> _DIRECTIONS FOR THIS TASK_
Skipping all pictures, set down the lines of the listing from the first through the one with "var y = d3.scaleLog().domain([1e-5, 1]).range([height, 0]);".

> _MATERIAL PROVIDED_
____

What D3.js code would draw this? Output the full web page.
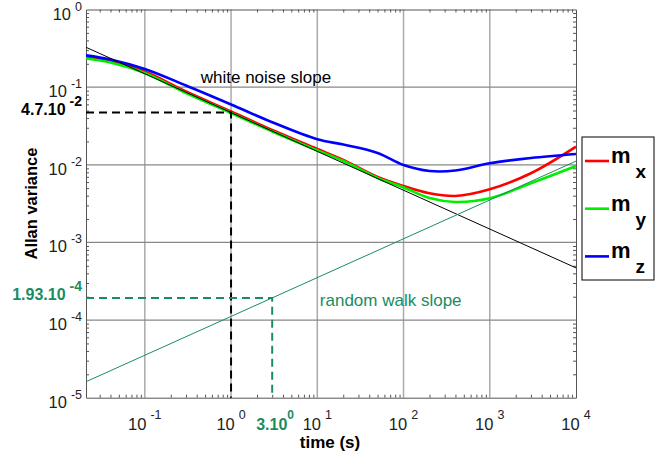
<!DOCTYPE html>
<html>
<head>
<meta charset="utf-8">
<script src="https://cdn.jsdelivr.net/npm/d3@7"></script>
<style>
  body { margin: 0; background: #fff; }
  text { font-family: "Liberation Sans", Arial, sans-serif; }
</style>
</head>
<body>
<div id="chart"></div>
<script>
// data
var tau = [0.0208, 0.04, 0.1, 0.3, 1, 3, 10, 20, 50, 100, 200, 400, 1000, 3000, 10000];
var mx = [0.239, 0.217, 0.159, 0.0879, 0.0486, 0.0281, 0.0160, 0.01153, 0.00696, 0.00533, 0.00429, 0.00396, 0.00483, 0.00777, 0.0171];
var my = [0.234, 0.208, 0.152, 0.0841, 0.0465, 0.0268, 0.0153, 0.0112, 0.00676, 0.00510, 0.00373, 0.00332, 0.00370, 0.00577, 0.00964];
var mz = [0.257, 0.227, 0.171, 0.105, 0.0598, 0.0353, 0.0213, 0.0182, 0.0142, 0.00993, 0.00832, 0.00844, 0.01045, 0.01223, 0.01377];

// slope lines (end points)
var slopeTau = [0.0208, 10000];
var whiteNoise = [0.326, 4.7e-4];
var randomWalk = [1.607e-5, 0.01114];

var xExps = [-1, 0, 1, 2, 3, 4];
var yExps = [0, -1, -2, -3, -4, -5];

var seriesNames = ["x", "y", "z"];
var seriesColors = ["#ff0000", "#00ee00", "#0000ff"];

var noiseMark = { tau: 1, value: 4.7e-2, label: "4.7.10", exp: "-2" };
var walkMark = { tau: 3, value: 1.93e-4, label: "1.93.10", exp: "-4", xlabel: "3.10", xexp: "0" };

var teal = "#1a8c62";

var svgWidth = 672;
var svgHeight = 459;
var margin = { top: 9.5, right: 96, bottom: 61.3, left: 86 };
var width = svgWidth - margin.left - margin.right;
var height = svgHeight - margin.top - margin.bottom;

var svg = d3.select("#chart")
  .append("svg")
  .attr("width", svgWidth)
  .attr("height", svgHeight);

var chartGroup = svg.append("g")
  .attr("transform", `translate(${margin.left}, ${margin.top})`);

var x = d3.scaleLog().domain([0.0208, 1e4]).range([0, width]);
var y = d3.scaleLog().domain([1e-5, 1]).range([height, 0]);

// minor tick values
var xMinor = [], yMinor = [];
for (var e = -2; e < 4; e++) {
  for (var k = 2; k < 10; k++) {
    var v = k * Math.pow(10, e);
    if (v >= 0.0208 && v <= 1e4) xMinor.push(v);
  }
}
for (var e2 = -5; e2 < 0; e2++) {
  for (var k2 = 2; k2 < 10; k2++) yMinor.push(k2 * Math.pow(10, e2));
}
var xMajor = xExps.map(d => Math.pow(10, d));
var yMajor = yExps.map(d => Math.pow(10, d));

// grid
chartGroup.append("g").selectAll("line")
  .data(xMajor.filter(d => d < 1e4))
  .enter().append("line")
  .attr("x1", d => x(d)).attr("x2", d => x(d))
  .attr("y1", 0).attr("y2", height)
  .attr("stroke", "#aaa").attr("stroke-width", 1.5);

chartGroup.append("g").selectAll("line")
  .data(yMajor.filter(d => d < 1 && d > 1e-5))
  .enter().append("line")
  .attr("x1", 0).attr("x2", width)
  .attr("y1", d => y(d)).attr("y2", d => y(d))
  .attr("stroke", "#888").attr("stroke-width", 1.2);

// axes (ticks inside)
function styleAxis(g) {
  g.selectAll("path").attr("stroke", "#555");
  g.selectAll("line").attr("stroke", "#555");
}
chartGroup.append("g").attr("transform", `translate(0, ${height})`)
  .call(d3.axisBottom(x).tickValues(xMinor).tickSize(-3).tickSizeOuter(0).tickFormat(""))
  .call(styleAxis);
chartGroup.append("g")
  .call(d3.axisTop(x).tickValues(xMinor).tickSize(-3).tickSizeOuter(0).tickFormat(""))
  .call(styleAxis);
chartGroup.append("g")
  .call(d3.axisLeft(y).tickValues(yMinor).tickSize(-3).tickSizeOuter(0).tickFormat(""))
  .call(styleAxis);
chartGroup.append("g").attr("transform", `translate(${width}, 0)`)
  .call(d3.axisRight(y).tickValues(yMinor).tickSize(-3).tickSizeOuter(0).tickFormat(""))
  .call(styleAxis);

// tick labels
var xLab = chartGroup.append("g").selectAll("text")
  .data(xExps)
  .enter().append("text")
  .attr("x", d => x(Math.pow(10, d)))
  .attr("y", height + 32)
  .attr("text-anchor", "middle")
  .attr("fill", "#222")
  .style("font-size", "16.5px");
xLab.append("tspan").text("10");
xLab.append("tspan").attr("dx", 4).attr("dy", -11).style("font-size", "12.5px").text(d => d);

var yLab = chartGroup.append("g").selectAll("text")
  .data(yExps)
  .enter().append("text")
  .attr("x", -4)
  .attr("y", d => y(Math.pow(10, d)) + 10)
  .attr("text-anchor", "end")
  .attr("fill", "#222")
  .style("font-size", "16.5px");
yLab.append("tspan").text("10");
yLab.append("tspan").attr("dx", 4).attr("dy", -9).style("font-size", "12.5px").text(d => d);

// clip
svg.append("clipPath").attr("id", "clip")
  .append("rect").attr("width", width).attr("height", height);
var plot = chartGroup.append("g").attr("clip-path", "url(#clip)");

// curves
var line = d3.line()
  .x(d => x(d[0]))
  .y(d => y(d[1]))
  .curve(d3.curveCatmullRom);

[mx, my, mz].forEach(function(vals, i) {
  plot.append("path")
    .datum(tau.map((t, j) => [t, vals[j]]))
    .attr("d", line)
    .attr("fill", "none")
    .attr("stroke", seriesColors[i])
    .attr("stroke-width", 2.6);
});

var straight = d3.line().x(d => x(d[0])).y(d => y(d[1]));
plot.append("path")
  .datum(slopeTau.map((t, j) => [t, whiteNoise[j]]))
  .attr("d", straight)
  .attr("fill", "none").attr("stroke", "#000").attr("stroke-width", 1);
plot.append("path")
  .datum(slopeTau.map((t, j) => [t, randomWalk[j]]))
  .attr("d", straight)
  .attr("fill", "none").attr("stroke", teal).attr("stroke-width", 1);

// dashed markers
function marker(m, color) {
  chartGroup.append("path")
    .attr("d", `M0,${y(m.value)}H${x(m.tau)}V${height}`)
    .attr("fill", "none")
    .attr("stroke", color)
    .attr("stroke-width", 2)
    .attr("stroke-dasharray", "8,5");
  var t = chartGroup.append("text")
    .attr("x", -4)
    .attr("y", y(m.value) + 2)
    .attr("text-anchor", "end")
    .attr("fill", color)
    .style("font-size", "16px")
    .style("font-weight", "bold");
  t.append("tspan").text(m.label);
  t.append("tspan").attr("dx", 4).attr("dy", -9).style("font-size", "14px").text(m.exp);
}
marker(noiseMark, "#000");
marker(walkMark, teal);

var xt = chartGroup.append("text")
  .attr("x", x(walkMark.tau) - 16)
  .attr("y", height + 32)
  .attr("fill", teal)
  .style("font-size", "16px")
  .style("font-weight", "bold");
xt.append("tspan").text(walkMark.xlabel);
xt.append("tspan").attr("dy", -11).style("font-size", "12px").text(walkMark.xexp);

// slope labels
chartGroup.append("text")
  .attr("x", x(0.445))
  .attr("y", y(0.113))
  .attr("fill", "#000")
  .style("font-size", "17px")
  .text("white noise slope");

chartGroup.append("text")
  .attr("x", x(10.7))
  .attr("y", y(1.52e-4))
  .attr("fill", teal)
  .style("font-size", "17px")
  .text("random walk slope");

// axis titles
chartGroup.append("text")
  .attr("x", width / 2 - 1)
  .attr("y", height + 50)
  .attr("text-anchor", "middle")
  .style("font-size", "17px")
  .style("font-weight", "bold")
  .text("time (s)");

chartGroup.append("text")
  .attr("transform", "rotate(-90)")
  .attr("x", -height / 2)
  .attr("y", -49)
  .attr("text-anchor", "middle")
  .style("font-size", "16.5px")
  .style("font-weight", "bold")
  .text("Allan variance");

// legend
var legend = svg.append("g").attr("transform", "translate(582, 137)");
legend.append("rect")
  .attr("width", 72).attr("height", 143)
  .attr("fill", "#fff").attr("stroke", "#000").attr("stroke-width", 1);
var items = legend.selectAll("g.item")
  .data(seriesNames)
  .enter().append("g")
  .attr("transform", (d, i) => `translate(0, ${24 + i * 47.7})`);
items.append("line")
  .attr("x1", 3).attr("x2", 27)
  .attr("stroke", (d, i) => seriesColors[i]).attr("stroke-width", 2.6);
var lt = items.append("text")
  .attr("x", 29).attr("y", 2)
  .style("font-weight", "bold")
  .style("font-size", "22px");
lt.append("tspan").text("m");
lt.append("tspan").attr("dx", 5).attr("dy", 15).style("font-size", "19px").text(d => d);
</script>
</body>
</html>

____

> _ANSWER_
What D3.js code would draw this? Output the full web page.
<!DOCTYPE html>
<html>
<head>
<meta charset="utf-8">
<script src="https://cdn.jsdelivr.net/npm/d3@7"></script>
<style>
  body { margin: 0; background: #fff; }
  text { font-family: "Liberation Sans", Arial, sans-serif; }
</style>
</head>
<body>
<div id="chart"></div>
<script>
// data
var tau = [0.0208, 0.04, 0.1, 0.3, 1, 3, 10, 20, 50, 100, 200, 400, 1000, 3000, 10000];
var mx = [0.239, 0.217, 0.159, 0.0879, 0.0486, 0.0281, 0.0160, 0.01153, 0.00696, 0.00533, 0.00429, 0.00396, 0.00483, 0.00777, 0.0171];
var my = [0.234, 0.208, 0.152, 0.0841, 0.0465, 0.0268, 0.0153, 0.0112, 0.00676, 0.00510, 0.00373, 0.00332, 0.00370, 0.00577, 0.00964];
var mz = [0.257, 0.227, 0.171, 0.105, 0.0598, 0.0353, 0.0213, 0.0182, 0.0142, 0.00993, 0.00832, 0.00844, 0.01045, 0.01223, 0.01377];

// slope lines (end points)
var slopeTau = [0.0208, 10000];
var whiteNoise = [0.326, 4.7e-4];
var randomWalk = [1.607e-5, 0.01114];

var xExps = [-1, 0, 1, 2, 3, 4];
var yExps = [0, -1, -2, -3, -4, -5];

var seriesNames = ["x", "y", "z"];
var seriesColors = ["#ff0000", "#00ee00", "#0000ff"];

var noiseMark = { tau: 1, value: 4.7e-2, label: "4.7.10", exp: "-2" };
var walkMark = { tau: 3, value: 1.93e-4, label: "1.93.10", exp: "-4", xlabel: "3.10", xexp: "0" };

var teal = "#1a8c62";

var svgWidth = 672;
var svgHeight = 459;
var margin = { top: 9.5, right: 96, bottom: 61.3, left: 86 };
var width = svgWidth - margin.left - margin.right;
var height = svgHeight - margin.top - margin.bottom;

var svg = d3.select("#chart")
  .append("svg")
  .attr("width", svgWidth)
  .attr("height", svgHeight);

var chartGroup = svg.append("g")
  .attr("transform", `translate(${margin.left}, ${margin.top})`);

var x = d3.scaleLog().domain([0.0208, 1e4]).range([0, width]);
var y = d3.scaleLog().domain([1e-5, 1]).range([height, 0]);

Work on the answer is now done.